И он (монах-Илья) спросил у обнаженной девы:
– Откуда вы?
– Из Ростова. Бежали от московских бояр.
Она легко улыбнулась его кощунству: она (если и не сама его сюда привела – то узнала задолго до первых слов; а все кощунства по сути своей одинаковы), и его сердце поежилось от этой знакомой улыбки.
Но монах (безнадежно и не прерывая молитвы) – продолжил игру:
– Вот и добегались… Куда же мне теперь вас?
– Куда? – решила она призадуматься и тотчас вся стала как объятая майским ветром береза; она неслышно рассмеялась:
– Отче! Мне снятся бесконечные сны. Иногда в этих снах я летаю над самой землей, стремительно и опасно. Не хотел бы ты вернуться со мной в мои сны и узнать соль земли, ее первородную глину?
– С тобой не вернусь, – вслух ей ответил, не прерывая умной молитвы, монах; но – он мог бы (хотел бы) гордо ответить и мог бы (хотел бы) усмехнуться брезгливо; но – молитва внутри него воспротивилась.
Она – заметила все эти его хотения и не-можения и опять рассмеялась (без небрежности или брезгливости); но – отчего ему стало обжигающе больно; вздрогнув, он схватился за ребро в боку (так и не исчезнувшее, поблазнилось) и только тогда услыхал ее смех.
Огненными были лишь её волосы. Лишь казалось, что очень коротко они стрижены; казалось – вот-вот их обнимет ветер; казалось – вот-вот он передаст внешний огонь волос прямо вовнутрь (то есть – сердцу); казалось – вот-вот сердце сделает шаг и выйдет из плена ребер; но – куда?
Даже не глядя на нее, он очень хорошо понимал: никак не могла эта якобы юная женщина коснуться своей несуществующей косы и распустить её – для него и перед тем, как предложить ему необратимо надкусить пресловутое яблоко.
Поежившись опять (как от студёной боли), он со-лгал:
– Холодно у меня.
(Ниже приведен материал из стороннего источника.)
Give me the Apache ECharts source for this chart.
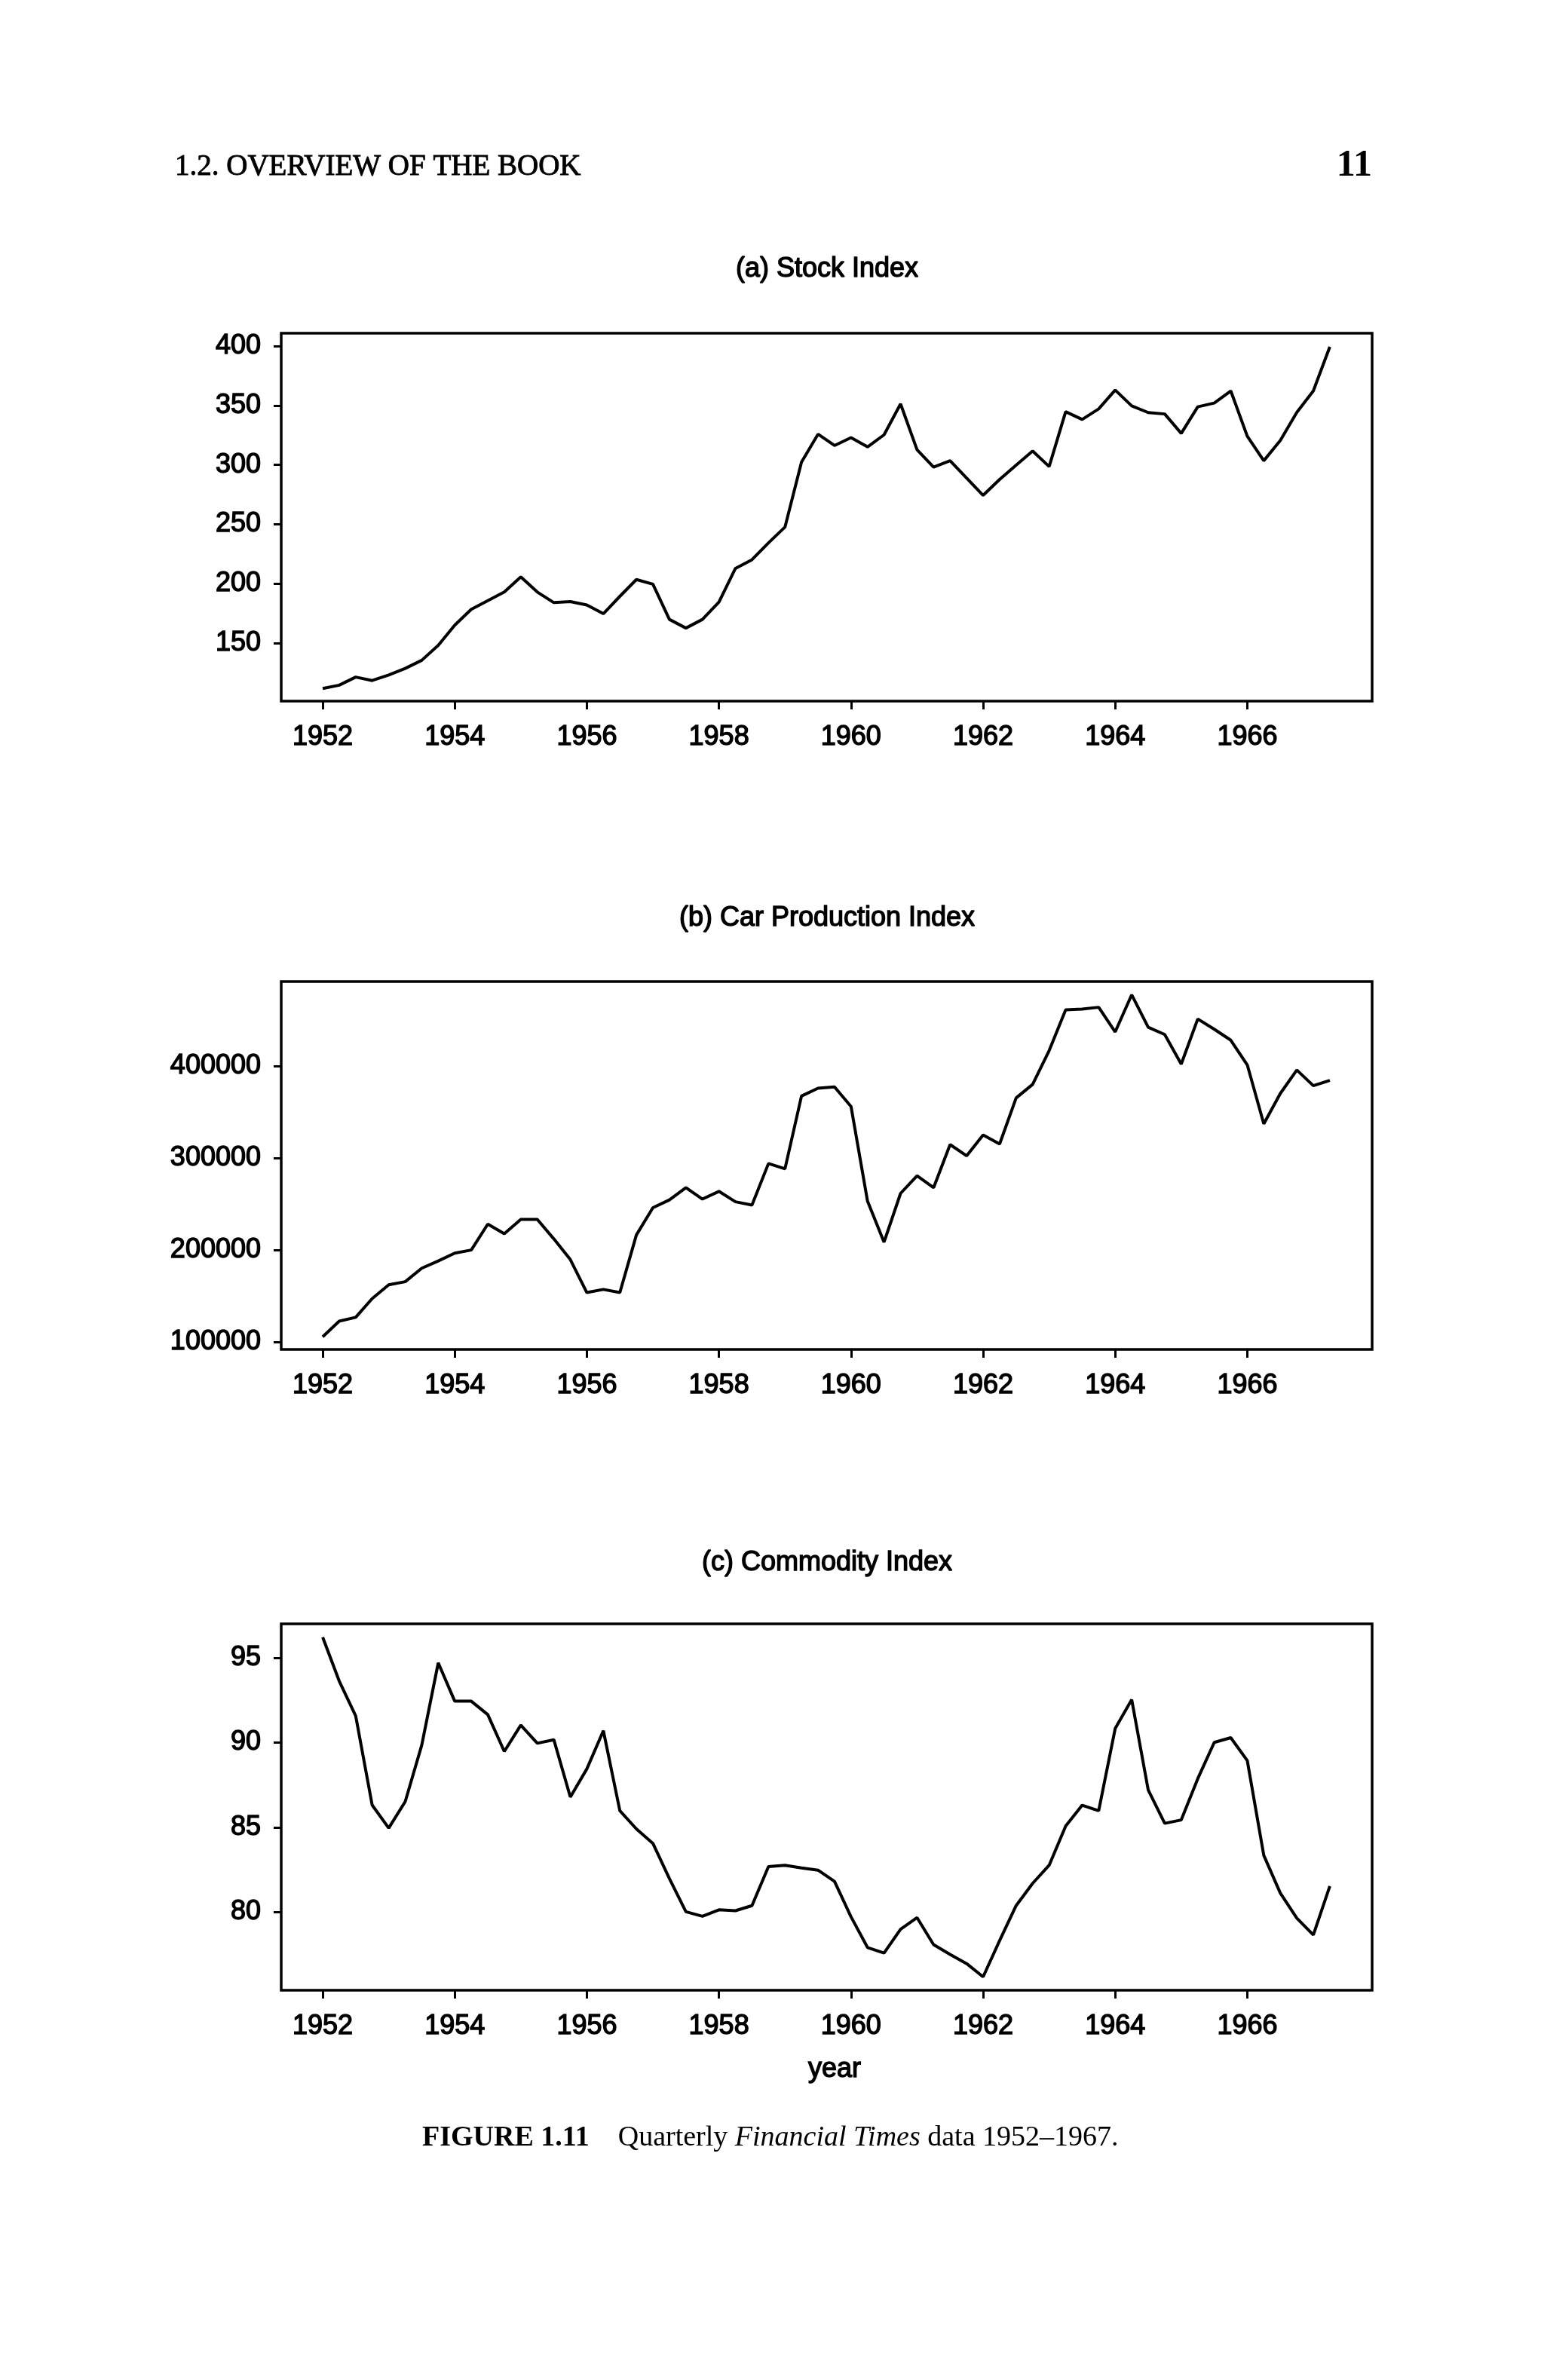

Я, кажется, продрог.
– Отче! Быть может, хватит притворяться? – без улыбки спросила она и вернула ему его ребро.
Он выпрямился. Перестал стискивать бок. Он (на миг удаливший от нее лицо свое) опять медленно к ней обернулся.
– Хорошо, вот он я! Но как смеешь ты притворяться столь доступной, когда ты не из ребра?
– Кто мне запретит? Не ты ли, отступник? Или дочери Евы, что беспомощно и людоедски мне подражают (а вовсе не я им)? Но ты другое спроси: зачем я так поступаю? Хотела я знать, у кого ты рождён обучаться. Каков ты, когда без икон (и других оберегов).
– Я не должен и я в праве тебе не ответить.